The Papua New Guinea Academic and Research Network (PNGARNET) is a nonprofit organisation owned and operated by the Papua New Guinea Vice-Chancellors Committee. PNGARNET's stated mission is to expand the availability of cost-effective Internet services to the nation's universities and research centres.

==History==

Efforts to develop cost-effective Internet connectivity between Papua New Guinea’s higher education institutions began in the mid-1990s. In 2006, discussions between the nation’s telecommunications providers, universities and government resulted in the decision to create a single entity that would address the issue.

PNGARNET was launched in April 2008, and its initial membership consisted of four state-funded schools – University of Goroka, University of Papua New Guinea, University of Technology and Vudal University – plus the privately owned Divine Word University and Pacific Adventist University and two government agencies, the National Research Institute and the National Agricultural Research Institute.

==Internet connectivity==
Among PNGARNET’s earliest projects has been the development of a computer satellite virtual local area network designed to increase Internet bandwidth to the nation's higher education institutions. The first installation coordinated by PNGARNET was a 3.7 metre satellite dish at the University of Goroka, which was designed to replace an older and slower dish while enabling the facility to facilitate full Internet research and communications services across Papua New Guinea and in connection with other nations.

Papua New Guinea’s topography, with its rugged landforms and seismic activity, discouraged the installation of optical fibre as the main telecommunications medium for Internet connectivity.

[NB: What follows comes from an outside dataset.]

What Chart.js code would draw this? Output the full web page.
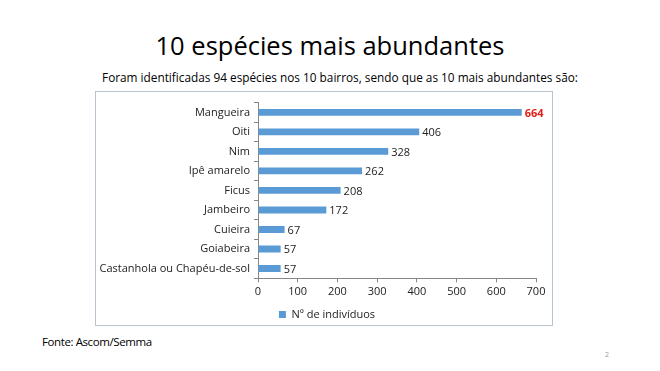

A microwave transmission was not pursued, since the technology requires line-of-sight between towers, which could only be constructed and maintained by PNG Telikom. Therefore, it was decided to use satellite transmission for PNGARNET’s connectivity.

The PNGARNet system is made up of the participating institutions and a hub that is located in Hong Kong. The Hong Kong location was chosen due to the guarantee of uninterrupted electrical power and Internet connectivity and for its access to technology experts and supplies. PNGARNet rents its bandwidth on a geo-stationary orbiting satellite.

==Funding==
The institutions participating in PNGARNET are required to purchase and maintain their on-site equipment, and each institution is charged a fee to help defray the costs of the Hong Kong hub. Internet bandwidth needs are paid on a predetermined scale that is reviewed annually.